Work required
Set out every line bearing the string "matplotlib".

[Start of Stored data]

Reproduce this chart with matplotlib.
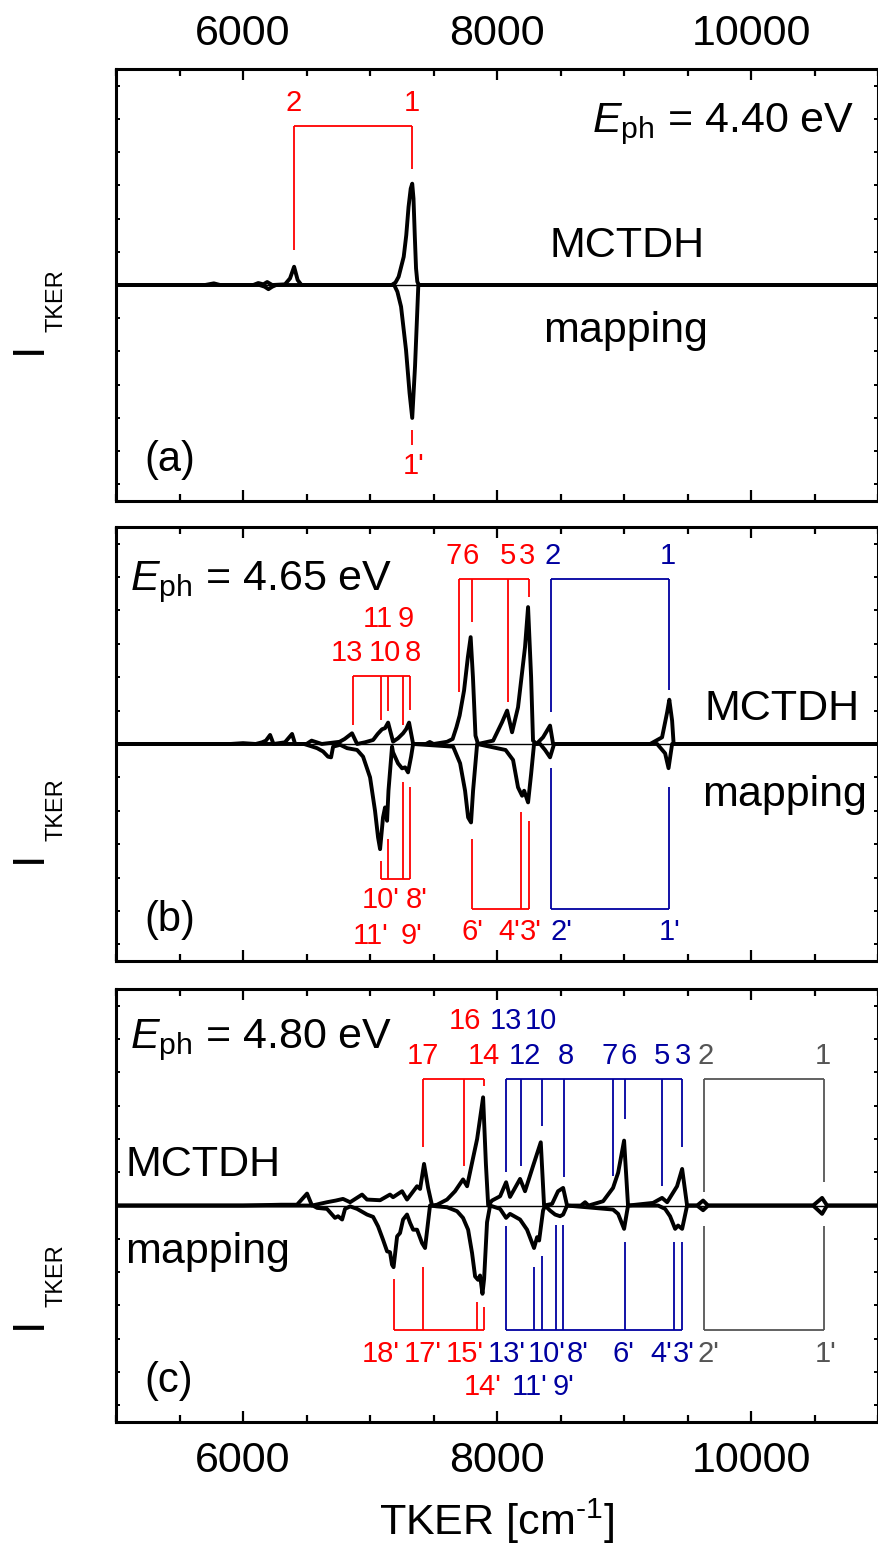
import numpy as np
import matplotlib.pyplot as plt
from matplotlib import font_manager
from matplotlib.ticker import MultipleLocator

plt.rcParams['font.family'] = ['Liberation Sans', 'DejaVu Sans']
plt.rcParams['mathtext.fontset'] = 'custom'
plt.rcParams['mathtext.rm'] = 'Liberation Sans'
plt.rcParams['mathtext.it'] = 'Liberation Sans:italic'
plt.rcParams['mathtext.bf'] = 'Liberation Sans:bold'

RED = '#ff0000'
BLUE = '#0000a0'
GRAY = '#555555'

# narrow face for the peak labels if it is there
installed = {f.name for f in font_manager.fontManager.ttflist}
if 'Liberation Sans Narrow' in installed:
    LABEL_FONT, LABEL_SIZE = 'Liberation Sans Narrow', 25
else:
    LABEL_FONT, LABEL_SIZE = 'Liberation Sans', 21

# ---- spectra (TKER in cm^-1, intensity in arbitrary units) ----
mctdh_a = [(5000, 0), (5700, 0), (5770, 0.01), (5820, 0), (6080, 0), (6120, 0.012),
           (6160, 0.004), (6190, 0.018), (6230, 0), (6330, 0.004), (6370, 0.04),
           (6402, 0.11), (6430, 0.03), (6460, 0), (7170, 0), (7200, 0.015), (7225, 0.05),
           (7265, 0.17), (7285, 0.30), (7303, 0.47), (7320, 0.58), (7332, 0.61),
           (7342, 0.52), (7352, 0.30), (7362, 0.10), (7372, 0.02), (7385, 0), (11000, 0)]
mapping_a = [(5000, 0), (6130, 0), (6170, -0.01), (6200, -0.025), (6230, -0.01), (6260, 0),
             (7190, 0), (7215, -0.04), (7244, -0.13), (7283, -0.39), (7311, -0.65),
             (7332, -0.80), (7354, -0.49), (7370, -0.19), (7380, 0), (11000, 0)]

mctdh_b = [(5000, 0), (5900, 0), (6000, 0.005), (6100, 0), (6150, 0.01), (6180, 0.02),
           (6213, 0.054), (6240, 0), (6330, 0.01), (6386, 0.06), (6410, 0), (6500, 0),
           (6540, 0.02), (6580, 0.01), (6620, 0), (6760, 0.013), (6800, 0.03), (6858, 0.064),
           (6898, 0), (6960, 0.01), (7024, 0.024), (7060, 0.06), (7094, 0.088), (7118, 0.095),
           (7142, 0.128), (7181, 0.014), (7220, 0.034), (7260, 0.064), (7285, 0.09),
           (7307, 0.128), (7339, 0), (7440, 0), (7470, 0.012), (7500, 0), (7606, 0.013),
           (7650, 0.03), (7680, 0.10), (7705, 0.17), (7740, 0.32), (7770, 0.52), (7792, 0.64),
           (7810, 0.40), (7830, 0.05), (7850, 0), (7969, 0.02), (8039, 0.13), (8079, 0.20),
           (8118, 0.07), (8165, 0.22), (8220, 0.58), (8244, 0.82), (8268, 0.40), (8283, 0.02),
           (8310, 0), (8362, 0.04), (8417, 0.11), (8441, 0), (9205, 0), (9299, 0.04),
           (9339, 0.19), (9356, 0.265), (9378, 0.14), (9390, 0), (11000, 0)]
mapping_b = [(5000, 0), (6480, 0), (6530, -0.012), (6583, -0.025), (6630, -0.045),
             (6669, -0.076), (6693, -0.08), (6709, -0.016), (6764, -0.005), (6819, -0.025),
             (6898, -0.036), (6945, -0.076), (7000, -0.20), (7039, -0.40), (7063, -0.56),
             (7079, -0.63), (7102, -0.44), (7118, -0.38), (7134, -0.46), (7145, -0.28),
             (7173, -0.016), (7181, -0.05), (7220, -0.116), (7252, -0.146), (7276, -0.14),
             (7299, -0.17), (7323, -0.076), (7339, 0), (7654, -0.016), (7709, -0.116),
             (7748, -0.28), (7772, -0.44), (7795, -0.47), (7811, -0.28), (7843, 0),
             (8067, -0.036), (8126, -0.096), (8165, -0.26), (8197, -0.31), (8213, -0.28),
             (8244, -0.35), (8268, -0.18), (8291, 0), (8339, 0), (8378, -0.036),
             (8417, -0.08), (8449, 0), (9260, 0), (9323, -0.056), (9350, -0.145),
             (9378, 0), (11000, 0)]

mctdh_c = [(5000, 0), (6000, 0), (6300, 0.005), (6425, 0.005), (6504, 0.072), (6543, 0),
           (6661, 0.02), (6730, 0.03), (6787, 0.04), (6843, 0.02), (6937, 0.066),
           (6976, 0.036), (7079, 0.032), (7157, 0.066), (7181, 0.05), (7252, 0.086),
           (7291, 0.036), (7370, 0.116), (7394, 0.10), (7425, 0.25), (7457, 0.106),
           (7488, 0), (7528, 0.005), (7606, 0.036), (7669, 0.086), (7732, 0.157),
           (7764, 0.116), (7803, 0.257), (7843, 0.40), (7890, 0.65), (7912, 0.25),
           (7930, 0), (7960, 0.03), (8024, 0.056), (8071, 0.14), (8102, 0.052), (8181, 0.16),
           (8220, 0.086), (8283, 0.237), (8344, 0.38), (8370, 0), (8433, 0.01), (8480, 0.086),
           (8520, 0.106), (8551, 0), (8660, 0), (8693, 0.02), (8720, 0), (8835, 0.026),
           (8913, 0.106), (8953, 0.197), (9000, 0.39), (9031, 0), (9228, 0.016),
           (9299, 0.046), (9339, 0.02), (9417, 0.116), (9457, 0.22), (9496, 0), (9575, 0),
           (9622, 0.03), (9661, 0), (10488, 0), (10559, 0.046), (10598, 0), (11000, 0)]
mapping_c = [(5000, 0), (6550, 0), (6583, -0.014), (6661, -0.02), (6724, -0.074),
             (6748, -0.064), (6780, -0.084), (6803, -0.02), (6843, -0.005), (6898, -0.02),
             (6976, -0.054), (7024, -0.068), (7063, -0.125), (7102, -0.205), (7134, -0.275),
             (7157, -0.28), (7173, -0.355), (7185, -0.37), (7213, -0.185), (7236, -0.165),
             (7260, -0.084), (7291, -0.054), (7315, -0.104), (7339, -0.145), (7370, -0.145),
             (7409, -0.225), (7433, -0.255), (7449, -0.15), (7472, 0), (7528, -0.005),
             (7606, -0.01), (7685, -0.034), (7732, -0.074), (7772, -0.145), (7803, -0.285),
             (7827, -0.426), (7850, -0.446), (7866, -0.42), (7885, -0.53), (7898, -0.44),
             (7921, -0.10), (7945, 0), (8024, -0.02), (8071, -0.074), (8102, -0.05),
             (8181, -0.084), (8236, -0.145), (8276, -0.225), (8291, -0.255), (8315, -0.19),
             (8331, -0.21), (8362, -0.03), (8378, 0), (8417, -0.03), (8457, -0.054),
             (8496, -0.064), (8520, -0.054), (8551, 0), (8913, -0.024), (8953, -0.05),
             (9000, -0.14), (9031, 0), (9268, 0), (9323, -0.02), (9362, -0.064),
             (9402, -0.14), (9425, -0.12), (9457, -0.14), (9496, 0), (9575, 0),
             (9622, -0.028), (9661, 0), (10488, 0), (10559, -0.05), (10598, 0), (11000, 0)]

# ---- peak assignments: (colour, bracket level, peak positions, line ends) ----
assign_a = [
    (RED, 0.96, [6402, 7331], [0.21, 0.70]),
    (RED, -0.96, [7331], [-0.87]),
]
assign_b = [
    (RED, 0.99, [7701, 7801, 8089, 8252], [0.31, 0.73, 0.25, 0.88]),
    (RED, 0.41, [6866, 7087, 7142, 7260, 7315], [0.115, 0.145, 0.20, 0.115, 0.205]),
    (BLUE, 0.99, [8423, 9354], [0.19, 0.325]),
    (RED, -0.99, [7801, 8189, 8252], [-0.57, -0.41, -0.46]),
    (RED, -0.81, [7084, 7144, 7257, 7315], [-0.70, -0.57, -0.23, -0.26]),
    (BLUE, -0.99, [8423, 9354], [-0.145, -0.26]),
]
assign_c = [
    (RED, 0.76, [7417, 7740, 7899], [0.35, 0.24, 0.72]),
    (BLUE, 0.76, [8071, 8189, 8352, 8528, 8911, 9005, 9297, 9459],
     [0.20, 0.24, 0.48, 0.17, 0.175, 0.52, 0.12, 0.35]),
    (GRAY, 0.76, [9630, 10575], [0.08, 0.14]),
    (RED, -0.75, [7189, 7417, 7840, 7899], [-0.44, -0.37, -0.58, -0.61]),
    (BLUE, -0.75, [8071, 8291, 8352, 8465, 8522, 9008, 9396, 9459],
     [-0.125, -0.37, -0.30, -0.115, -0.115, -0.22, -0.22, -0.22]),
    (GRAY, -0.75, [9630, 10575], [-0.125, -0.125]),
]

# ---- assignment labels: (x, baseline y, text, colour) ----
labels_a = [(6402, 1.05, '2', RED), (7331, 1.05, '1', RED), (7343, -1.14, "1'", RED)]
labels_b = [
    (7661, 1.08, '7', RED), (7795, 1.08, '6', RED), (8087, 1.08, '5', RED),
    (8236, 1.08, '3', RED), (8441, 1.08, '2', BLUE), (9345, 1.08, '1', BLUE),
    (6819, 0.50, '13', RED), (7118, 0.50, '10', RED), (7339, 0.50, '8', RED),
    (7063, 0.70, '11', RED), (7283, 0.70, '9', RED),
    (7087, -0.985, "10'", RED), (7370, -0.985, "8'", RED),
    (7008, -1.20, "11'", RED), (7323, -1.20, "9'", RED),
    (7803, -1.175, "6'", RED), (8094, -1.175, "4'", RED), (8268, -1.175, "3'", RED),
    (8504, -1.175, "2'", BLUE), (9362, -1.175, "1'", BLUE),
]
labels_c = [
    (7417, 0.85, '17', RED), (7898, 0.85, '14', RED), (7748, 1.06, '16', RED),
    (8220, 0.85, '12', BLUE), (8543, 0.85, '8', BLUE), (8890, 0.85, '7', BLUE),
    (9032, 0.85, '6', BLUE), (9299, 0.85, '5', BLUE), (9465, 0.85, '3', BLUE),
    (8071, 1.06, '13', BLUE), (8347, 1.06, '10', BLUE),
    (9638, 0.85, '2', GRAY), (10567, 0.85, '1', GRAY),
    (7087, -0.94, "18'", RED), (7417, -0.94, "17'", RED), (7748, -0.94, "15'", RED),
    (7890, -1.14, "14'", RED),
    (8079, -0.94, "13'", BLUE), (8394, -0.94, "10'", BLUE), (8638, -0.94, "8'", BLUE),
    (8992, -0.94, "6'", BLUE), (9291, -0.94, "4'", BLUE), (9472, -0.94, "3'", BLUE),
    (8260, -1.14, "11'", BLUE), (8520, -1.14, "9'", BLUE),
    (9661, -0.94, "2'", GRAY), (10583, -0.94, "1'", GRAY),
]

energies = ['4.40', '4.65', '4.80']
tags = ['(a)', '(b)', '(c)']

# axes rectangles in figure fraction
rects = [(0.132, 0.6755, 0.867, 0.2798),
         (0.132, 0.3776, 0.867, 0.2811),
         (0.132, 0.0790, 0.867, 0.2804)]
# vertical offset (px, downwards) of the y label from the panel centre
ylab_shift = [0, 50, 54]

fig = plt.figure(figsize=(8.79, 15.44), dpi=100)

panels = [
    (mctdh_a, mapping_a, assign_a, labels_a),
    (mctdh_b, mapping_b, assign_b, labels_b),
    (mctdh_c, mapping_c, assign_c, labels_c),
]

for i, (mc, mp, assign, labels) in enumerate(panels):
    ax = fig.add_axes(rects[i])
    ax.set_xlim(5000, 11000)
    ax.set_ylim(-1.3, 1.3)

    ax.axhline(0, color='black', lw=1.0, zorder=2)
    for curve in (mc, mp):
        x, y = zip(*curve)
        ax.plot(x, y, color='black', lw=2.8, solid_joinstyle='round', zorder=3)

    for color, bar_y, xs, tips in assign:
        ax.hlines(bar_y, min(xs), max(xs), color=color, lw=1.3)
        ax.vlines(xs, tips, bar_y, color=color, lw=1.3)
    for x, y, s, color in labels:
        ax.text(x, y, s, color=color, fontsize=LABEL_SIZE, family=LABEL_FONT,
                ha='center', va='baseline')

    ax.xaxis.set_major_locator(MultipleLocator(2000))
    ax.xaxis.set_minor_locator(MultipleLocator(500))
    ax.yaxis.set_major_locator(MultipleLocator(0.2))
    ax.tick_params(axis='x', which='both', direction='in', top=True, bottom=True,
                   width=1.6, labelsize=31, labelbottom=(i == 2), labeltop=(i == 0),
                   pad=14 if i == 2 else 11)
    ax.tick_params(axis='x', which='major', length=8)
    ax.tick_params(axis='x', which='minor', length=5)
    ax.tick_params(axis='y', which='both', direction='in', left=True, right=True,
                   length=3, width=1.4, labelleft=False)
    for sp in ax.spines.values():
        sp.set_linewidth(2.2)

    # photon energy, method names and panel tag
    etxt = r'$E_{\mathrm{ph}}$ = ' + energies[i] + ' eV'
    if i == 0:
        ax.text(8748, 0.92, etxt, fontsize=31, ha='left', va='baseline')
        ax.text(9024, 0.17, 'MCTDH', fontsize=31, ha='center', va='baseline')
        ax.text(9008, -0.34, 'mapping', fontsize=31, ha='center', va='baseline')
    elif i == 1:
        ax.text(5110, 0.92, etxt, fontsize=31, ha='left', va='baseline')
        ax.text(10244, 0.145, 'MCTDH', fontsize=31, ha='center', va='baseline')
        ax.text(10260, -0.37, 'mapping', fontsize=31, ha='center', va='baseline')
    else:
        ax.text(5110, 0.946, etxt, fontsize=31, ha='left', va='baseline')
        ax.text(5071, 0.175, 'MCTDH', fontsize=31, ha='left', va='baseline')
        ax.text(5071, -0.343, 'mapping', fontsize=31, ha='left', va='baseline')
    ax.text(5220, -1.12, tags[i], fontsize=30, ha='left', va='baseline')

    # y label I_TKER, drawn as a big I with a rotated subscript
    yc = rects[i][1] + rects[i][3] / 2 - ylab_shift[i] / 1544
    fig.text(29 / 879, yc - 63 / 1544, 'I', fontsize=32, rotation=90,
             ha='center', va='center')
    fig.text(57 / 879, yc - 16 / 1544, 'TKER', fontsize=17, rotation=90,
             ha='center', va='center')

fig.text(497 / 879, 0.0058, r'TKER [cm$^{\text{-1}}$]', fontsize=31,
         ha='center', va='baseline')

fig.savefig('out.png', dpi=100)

[End of Stored data]

Task result
Reproduce this chart with matplotlib.
import matplotlib.pyplot as plt
from matplotlib import font_manager
from matplotlib.ticker import MultipleLocator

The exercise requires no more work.